President Hansen
President Elaine Tuttle Hansen
I am deeply honored to have the opportunity to speak at this ceremony, which is otherwise devoted to the voices, the music, and the gestures of the Class of 2004. The Bates Baccalaureate ceremony is unique among others I have known, most of which involve outside speakers and far more formal, traditional rituals. It is fitting that Bates differs from other colleges in this as in other ways, reflecting both the unparalleled accomplishment of our students and the value we place on student engagement.
Given the spirit of this occasion, I have wondered what value I could add. I have particularly wanted to spare you my advice, since you’re going to get enough of that, I trust, at commencement tomorrow, when we have asked four very distinguished and successful people to send you packing with their personal recipes for accomplishing great things. So I decided to ask a few of you about a question that always intrigues me:
“It’s often said that the purpose of the best liberal arts education is to find out who you are and what you love. [How] has your idea of who you are and/or what you love changed since you first arrived at Bates?”
This turned out to be a really hard question. To those of you who tried to answer it, thanks and apologies, it wasn’t meant to stump you. Many of you used the time-honored tradition of avoiding the question and telling me why it was so difficult to answer. But a small subset of your responses were particularly consistent and intriguing, because you focused on something I hadn’t anticipated:
One of you said, “Well, I haven’t learned exactly who I am or what I love, but I have learned a lot about what I DON’T like.”
Another said, “Now I’m someone who at least knows how to make mistakes.”
And a third noted, “What’s changed the most is that I’ve begun to see my own limits.”
I find these comments fascinating because they remind us that at this time in your life, when the world is all before you, and you have been freed by your Bates education to access all your human potential, we should not forget the importance of understanding what you don’t like and learning from mistakes you have made, boundaries you may have chosen to set, or limits that seem to have been set for you in the last four years.

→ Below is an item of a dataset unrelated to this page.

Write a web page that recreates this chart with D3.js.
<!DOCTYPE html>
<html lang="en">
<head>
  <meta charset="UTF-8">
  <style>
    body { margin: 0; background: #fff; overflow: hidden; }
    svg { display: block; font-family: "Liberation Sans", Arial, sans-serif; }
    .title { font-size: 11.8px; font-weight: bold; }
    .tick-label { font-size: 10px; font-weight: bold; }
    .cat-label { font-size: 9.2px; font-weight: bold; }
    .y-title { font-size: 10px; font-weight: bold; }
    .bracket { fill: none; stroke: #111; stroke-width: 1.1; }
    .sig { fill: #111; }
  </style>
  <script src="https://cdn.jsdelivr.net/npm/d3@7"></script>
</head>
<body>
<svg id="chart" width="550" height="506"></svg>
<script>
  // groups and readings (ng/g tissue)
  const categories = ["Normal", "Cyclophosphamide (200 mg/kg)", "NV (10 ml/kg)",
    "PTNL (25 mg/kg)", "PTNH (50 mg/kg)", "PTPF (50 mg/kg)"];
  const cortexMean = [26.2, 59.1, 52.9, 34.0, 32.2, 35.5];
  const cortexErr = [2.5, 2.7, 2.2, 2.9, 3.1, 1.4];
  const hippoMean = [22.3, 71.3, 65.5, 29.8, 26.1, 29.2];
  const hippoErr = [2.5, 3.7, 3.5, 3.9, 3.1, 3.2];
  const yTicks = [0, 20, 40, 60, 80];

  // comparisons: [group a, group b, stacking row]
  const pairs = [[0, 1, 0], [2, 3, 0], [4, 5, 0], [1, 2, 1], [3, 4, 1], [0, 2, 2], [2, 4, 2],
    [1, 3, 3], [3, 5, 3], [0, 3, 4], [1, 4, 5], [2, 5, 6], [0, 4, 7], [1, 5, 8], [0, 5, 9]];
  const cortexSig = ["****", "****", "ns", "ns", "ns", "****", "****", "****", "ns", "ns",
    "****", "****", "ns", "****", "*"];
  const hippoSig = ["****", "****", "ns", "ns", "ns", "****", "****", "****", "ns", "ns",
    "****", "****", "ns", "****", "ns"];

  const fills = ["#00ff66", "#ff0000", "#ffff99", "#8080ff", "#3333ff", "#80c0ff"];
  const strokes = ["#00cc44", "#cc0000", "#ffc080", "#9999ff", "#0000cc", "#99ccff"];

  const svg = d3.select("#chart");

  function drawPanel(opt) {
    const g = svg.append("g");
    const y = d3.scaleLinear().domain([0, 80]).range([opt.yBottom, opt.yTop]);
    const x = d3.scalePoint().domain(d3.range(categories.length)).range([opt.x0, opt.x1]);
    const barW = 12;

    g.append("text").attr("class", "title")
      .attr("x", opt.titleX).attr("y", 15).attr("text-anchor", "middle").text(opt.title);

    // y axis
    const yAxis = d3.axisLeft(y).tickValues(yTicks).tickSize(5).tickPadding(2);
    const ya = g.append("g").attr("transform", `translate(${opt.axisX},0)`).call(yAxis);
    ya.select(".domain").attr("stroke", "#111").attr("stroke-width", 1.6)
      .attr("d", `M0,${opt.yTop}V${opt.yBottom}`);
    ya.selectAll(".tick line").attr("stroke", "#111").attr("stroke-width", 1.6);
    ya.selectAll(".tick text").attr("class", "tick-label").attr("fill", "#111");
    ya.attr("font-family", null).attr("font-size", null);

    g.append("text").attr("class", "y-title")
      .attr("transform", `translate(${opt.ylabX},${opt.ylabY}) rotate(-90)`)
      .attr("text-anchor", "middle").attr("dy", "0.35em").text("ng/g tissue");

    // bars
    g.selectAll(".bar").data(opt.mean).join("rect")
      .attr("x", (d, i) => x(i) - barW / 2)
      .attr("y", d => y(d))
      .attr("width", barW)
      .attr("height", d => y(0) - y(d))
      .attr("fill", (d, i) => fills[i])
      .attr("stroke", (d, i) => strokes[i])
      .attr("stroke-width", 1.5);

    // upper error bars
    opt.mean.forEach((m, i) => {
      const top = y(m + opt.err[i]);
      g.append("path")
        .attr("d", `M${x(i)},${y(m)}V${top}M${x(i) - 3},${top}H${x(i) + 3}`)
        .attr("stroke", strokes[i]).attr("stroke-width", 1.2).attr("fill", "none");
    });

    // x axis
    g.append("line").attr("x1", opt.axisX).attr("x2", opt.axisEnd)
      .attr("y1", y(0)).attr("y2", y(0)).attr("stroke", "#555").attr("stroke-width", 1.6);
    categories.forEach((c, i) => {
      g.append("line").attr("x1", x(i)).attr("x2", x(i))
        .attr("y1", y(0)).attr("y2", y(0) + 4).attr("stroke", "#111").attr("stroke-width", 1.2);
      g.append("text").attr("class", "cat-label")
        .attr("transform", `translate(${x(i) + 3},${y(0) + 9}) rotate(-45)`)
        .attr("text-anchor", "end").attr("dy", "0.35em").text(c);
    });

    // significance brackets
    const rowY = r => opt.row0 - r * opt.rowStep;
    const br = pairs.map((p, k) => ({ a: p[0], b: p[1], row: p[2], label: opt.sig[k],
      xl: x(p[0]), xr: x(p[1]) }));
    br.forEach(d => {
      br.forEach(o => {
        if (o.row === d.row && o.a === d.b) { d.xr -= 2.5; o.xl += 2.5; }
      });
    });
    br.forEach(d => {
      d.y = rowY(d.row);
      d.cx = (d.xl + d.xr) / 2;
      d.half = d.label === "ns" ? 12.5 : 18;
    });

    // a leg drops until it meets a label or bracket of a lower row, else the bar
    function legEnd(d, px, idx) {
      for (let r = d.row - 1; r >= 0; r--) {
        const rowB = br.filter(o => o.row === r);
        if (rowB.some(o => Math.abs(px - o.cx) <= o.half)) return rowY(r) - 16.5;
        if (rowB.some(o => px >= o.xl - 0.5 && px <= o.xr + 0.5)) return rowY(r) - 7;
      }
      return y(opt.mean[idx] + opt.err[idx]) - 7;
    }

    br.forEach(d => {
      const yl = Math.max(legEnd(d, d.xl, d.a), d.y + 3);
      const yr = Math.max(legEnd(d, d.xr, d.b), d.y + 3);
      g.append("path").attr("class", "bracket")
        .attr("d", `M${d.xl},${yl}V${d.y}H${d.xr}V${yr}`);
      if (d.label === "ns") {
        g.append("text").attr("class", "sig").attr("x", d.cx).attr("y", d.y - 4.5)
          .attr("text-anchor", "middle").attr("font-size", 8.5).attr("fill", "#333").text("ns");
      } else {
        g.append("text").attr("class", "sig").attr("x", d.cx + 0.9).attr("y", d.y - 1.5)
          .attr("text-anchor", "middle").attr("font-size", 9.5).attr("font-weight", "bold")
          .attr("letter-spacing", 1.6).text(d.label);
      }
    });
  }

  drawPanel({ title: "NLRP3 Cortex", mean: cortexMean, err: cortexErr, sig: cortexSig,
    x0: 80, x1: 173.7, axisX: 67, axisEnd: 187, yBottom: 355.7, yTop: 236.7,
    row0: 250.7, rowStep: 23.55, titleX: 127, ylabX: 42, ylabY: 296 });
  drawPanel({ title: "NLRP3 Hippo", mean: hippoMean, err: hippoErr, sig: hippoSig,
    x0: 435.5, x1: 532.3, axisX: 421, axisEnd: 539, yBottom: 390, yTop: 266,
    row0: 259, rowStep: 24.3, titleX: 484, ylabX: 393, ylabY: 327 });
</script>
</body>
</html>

Alfred North Whitehead, one of the greatest educational philosophers of the last century, wrote, inThe Aims of Education (1929), that to acquire “the initial discipline of imagination in its period of youthful vigor” and “the habit of unbiased thought…[y]ou must be free to think rightly and wrongly” during your university years.
Why did Whitehead think, as I do, that it is just as important to think wrongly as it is to think rightly? In part, we think so because life is unpredictable. The only certainty that lies ahead for any of us is that there will be ups and downs, good days and bad days. You will often, I hope, be lucky, and you already have demonstrated your ability to make your own luck. But you will also have bad luck and you will probably make a few wrong decisions, now and then. If your reach always exceeds your grasp, as I hope it will, you will need to face disappointment, from time to time, and then move on. And when that happens, it will be most important that you have been free at Bates to learn and grow not only from all your triumphs, but also from challenges survived and mistakes that won’t be repeated.

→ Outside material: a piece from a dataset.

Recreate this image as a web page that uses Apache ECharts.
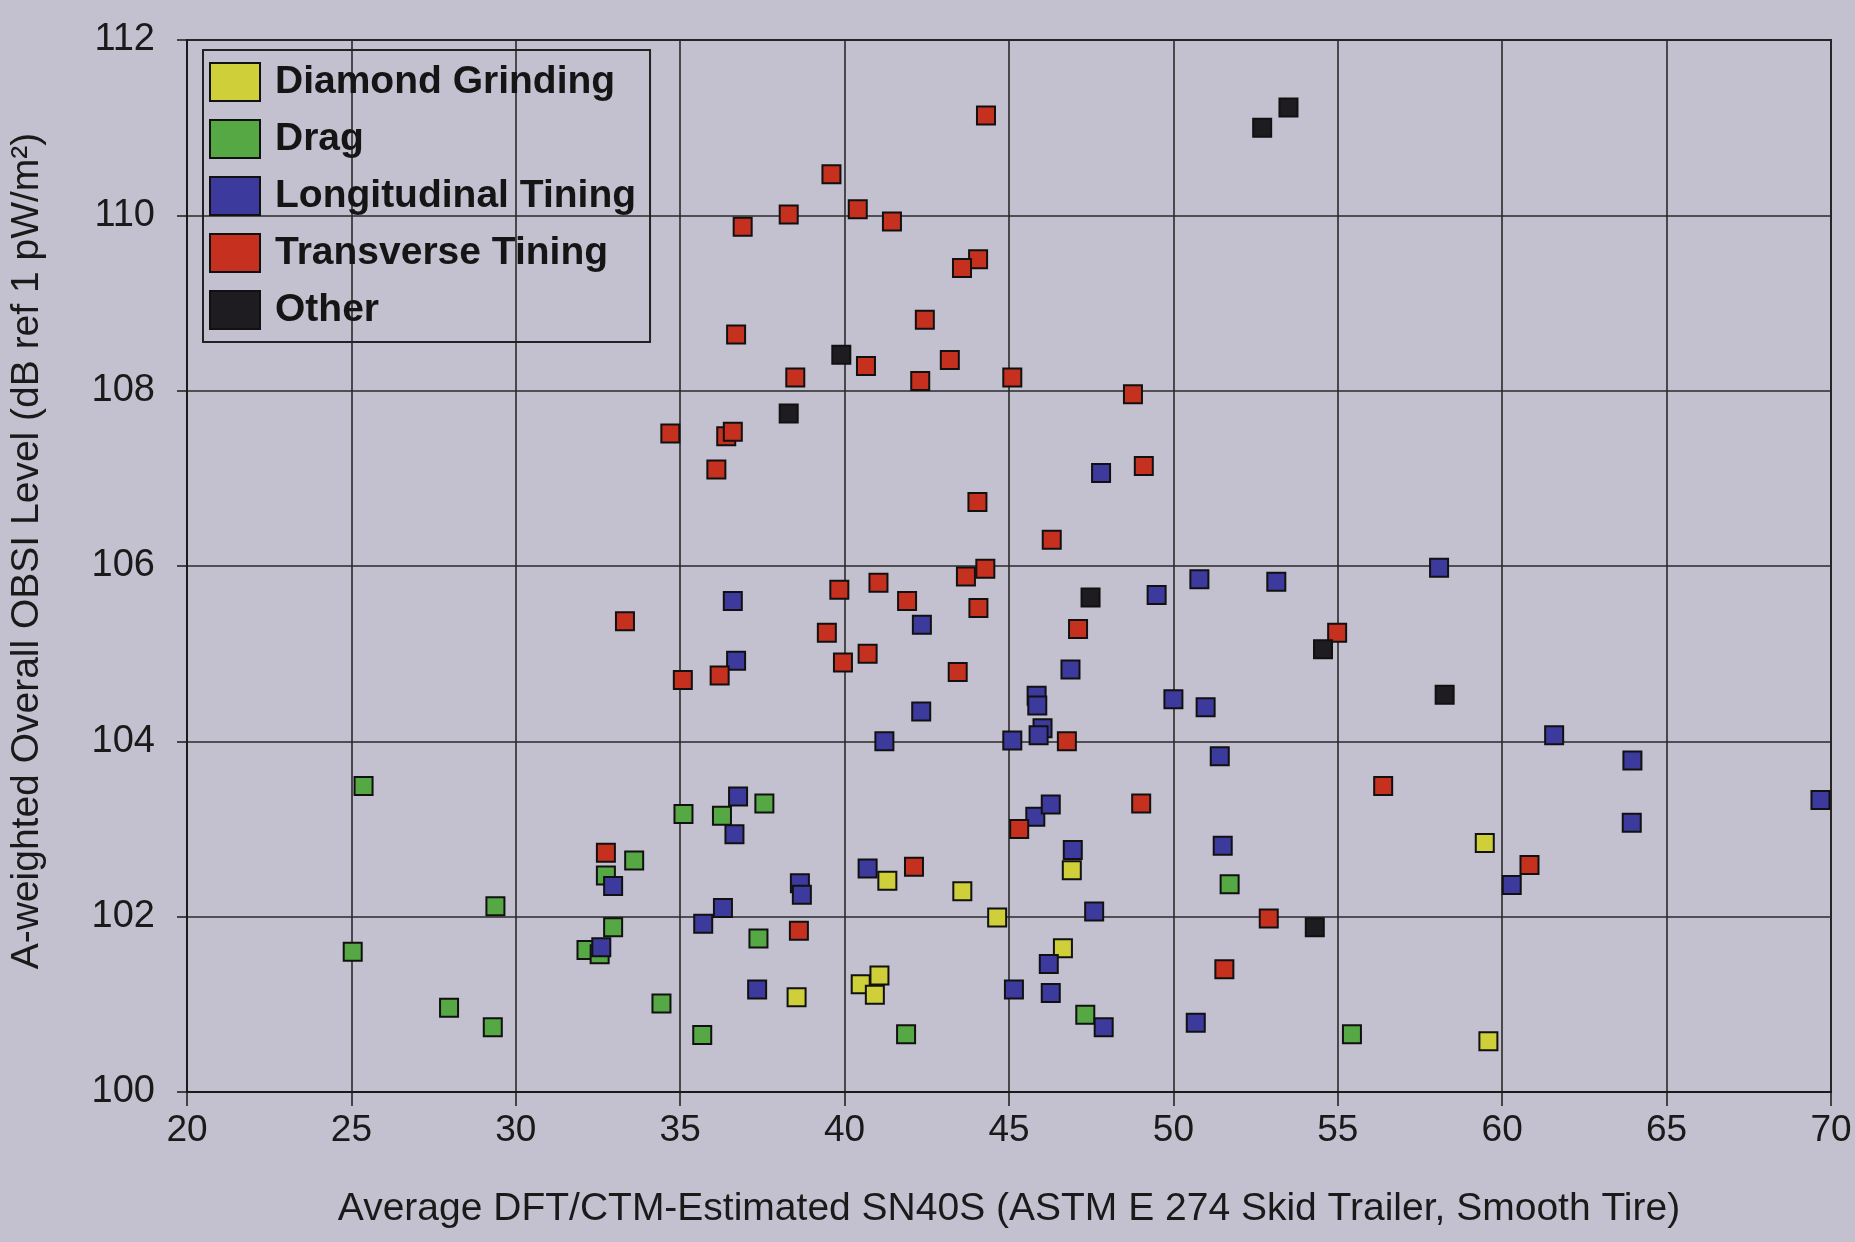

At this time, then, when we are so proud of your achievements, I want to take a moment to congratulate not the perfect members of the Class of 2004, but any of you who have made an error during your four years at Bates, any of you who have done something silly, or stupid, or careless, or wrong. I applaud you for the courage and honesty it took to admit your error, and for the hard work you did to make up for it. I admire the new self-knowledge you have gained from a failure or poor performance. I appreciate the humility you have acquired, the sense of entitlement you have cast aside, the empathy you now have for others who struggle but persist. I suspect you have learned to love others, too, who are not perfect, who may have let you down, who can only give so much and no more, but are still your friends, because true friends acknowledge weaknesses as much as they value strengths.

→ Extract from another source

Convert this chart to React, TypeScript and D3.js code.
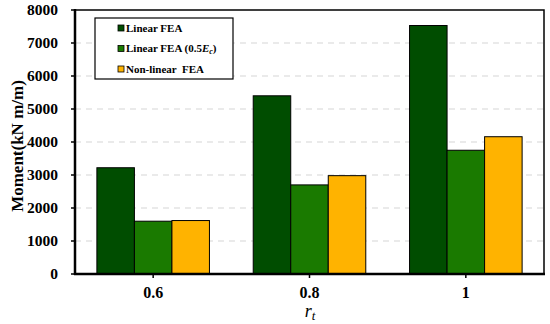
import React from "react";
import * as d3 from "d3";

const categories = ["0.6", "0.8", "1"];
const seriesNames = ["Linear FEA", "Linear FEA (0.5E_c)", "Non-linear  FEA"];
const linearFEA = [3220, 5400, 7530];
const linearFEAHalf = [1600, 2700, 3750];
const nonLinearFEA = [1620, 2980, 4160];
const yTicks = [0, 1000, 2000, 3000, 4000, 5000, 6000, 7000, 8000];
const colors = ["#004d00", "#1a7a00", "#ffb300"];

const W = 550, H = 324;
const M = { left: 75, right: 6, top: 10, bottom: 50 };

export default function App() {
  const series = [linearFEA, linearFEAHalf, nonLinearFEA];
  const x = d3.scaleBand().domain(categories).range([M.left, W - M.right]).paddingInner(0.28).paddingOuter(0.14);
  const inner = d3.scaleBand().domain(["0", "1", "2"]).range([0, x.bandwidth()]);
  const y = d3.scaleLinear().domain([0, 8000]).range([H - M.bottom, M.top]);
  const font = "'Times New Roman', 'Liberation Serif', serif";
  const x0 = M.left, x1 = W - M.right, yb = y(0), yt = y(8000);
  return (
    <svg width={W} height={H} style={{ position: "absolute", left: 0, top: 0, background: "#fff" }} fontFamily={font}>
      {yTicks.filter(t => t > 0 && t < 8000).map(t => (
        <line key={"g" + t} x1={x0} x2={x1} y1={y(t)} y2={y(t)} stroke="#d6d6d6" strokeWidth={1.2} strokeDasharray="6,5" />
      ))}
      {categories.map((c, i) =>
        series.map((s, j) => (
          <rect key={c + j} x={(x(c) as number) + (inner(String(j)) as number)} y={y(s[i])} width={inner.bandwidth()} height={yb - y(s[i])} fill={colors[j]} stroke="#000" strokeWidth={1} />
        ))
      )}
      <rect x={x0} y={yt} width={x1 - x0} height={yb - yt} fill="none" stroke="#000" strokeWidth={1.5} />
      <line x1={x0} x2={x0} y1={yt - 1} y2={yb + 1} stroke="#000" strokeWidth={2.5} />
      <line x1={x0 - 1} x2={x1 + 1} y1={yb} y2={yb} stroke="#000" strokeWidth={2.5} />
      {yTicks.map(t => (
        <g key={"t" + t}>
          <line x1={x0 - 4} x2={x0} y1={y(t)} y2={y(t)} stroke="#000" strokeWidth={1.5} />
          <text x={58} y={y(t)} dy="0.35em" textAnchor="end" fontSize={15.5} fontWeight="bold">{t}</text>
        </g>
      ))}
      {categories.map(c => {
        const cx = (x(c) as number) + x.bandwidth() / 2;
        return (
          <g key={"x" + c}>
            <line x1={cx} x2={cx} y1={yb} y2={yb + 4} stroke="#000" strokeWidth={1.5} />
            <text x={cx} y={298} textAnchor="middle" fontSize={16} fontWeight="bold">{c}</text>
          </g>
        );
      })}
      <text x={310} y={317} textAnchor="middle" fontSize={18} fontStyle="italic">r<tspan fontSize={13} dy={3}>t</tspan></text>
      <text transform={`translate(23,146) rotate(-90)`} textAnchor="middle" fontSize={17} fontWeight="bold">Moment(kN m/m)</text>
      <rect x={95} y={18} width={138} height={61} fill="#fff" stroke="#000" strokeWidth={1.2} />
      {seriesNames.map((n, j) => {
        const ly = 28 + j * 20.5;
        return (
          <g key={"l" + j}>
            <rect x={118} y={ly - 3} width={6} height={6} fill={colors[j]} stroke="#000" strokeWidth={0.8} />
            <text x={126} y={ly} dy="0.35em" fontSize={11} fontWeight="bold" style={{ whiteSpace: "pre" }}>
              {j === 1 ? (<>Linear FEA (0.5<tspan fontStyle="italic">E</tspan><tspan fontStyle="italic" fontSize={8} dy={2}>c</tspan><tspan dy={-2}>)</tspan></>) : n}
            </text>
          </g>
        );
      })}
    </svg>
  );
}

Those of you who know me by now can probably guess that I am going to bring this ode to the educational value of ordinary human error to a close with a literary reference. Your responses to my question made me think again and in new ways of Emily Dickinson’s great poem about defining and assessing success:
Success is counted sweetest
By those who ne’er succeed.
To comprehend a nectar
Requires sorest need.Not one of all the purple Host
Who took the Flag today
Can tell the definition
So clear of VictoryAs he defeated—dying—
On whose forbidden ear
The distant strains of triumph
Burst agonized and clear!
This is a poem about the cognitive power of thinking wrongly, making mistakes, feeling a lack, a limit. To those who ne’er succeed, Dickinson alleges, comes fullest understanding, truest apprehension, clearest insight — all the deepest goals of a liberal arts education.
Of course I expect that the members of the Class of 2004, like tens of thousands of Bates graduates before them, will succeed. But I also have confidence that you may have acquired tools you need to learn from “thinking wrongly,” and hence the tools you need to take care of yourself, and others.
Indeed, it may seem as if now more than ever the world needs people who can figure out how to have hope and do good work even in the wake of serious errors in judgment, terrible wrongs, and disastrous missteps. We celebrate today because even as we worry about the world’s problems, we believe that you are prepared by your Bates education to be part of the solutions. Thank you.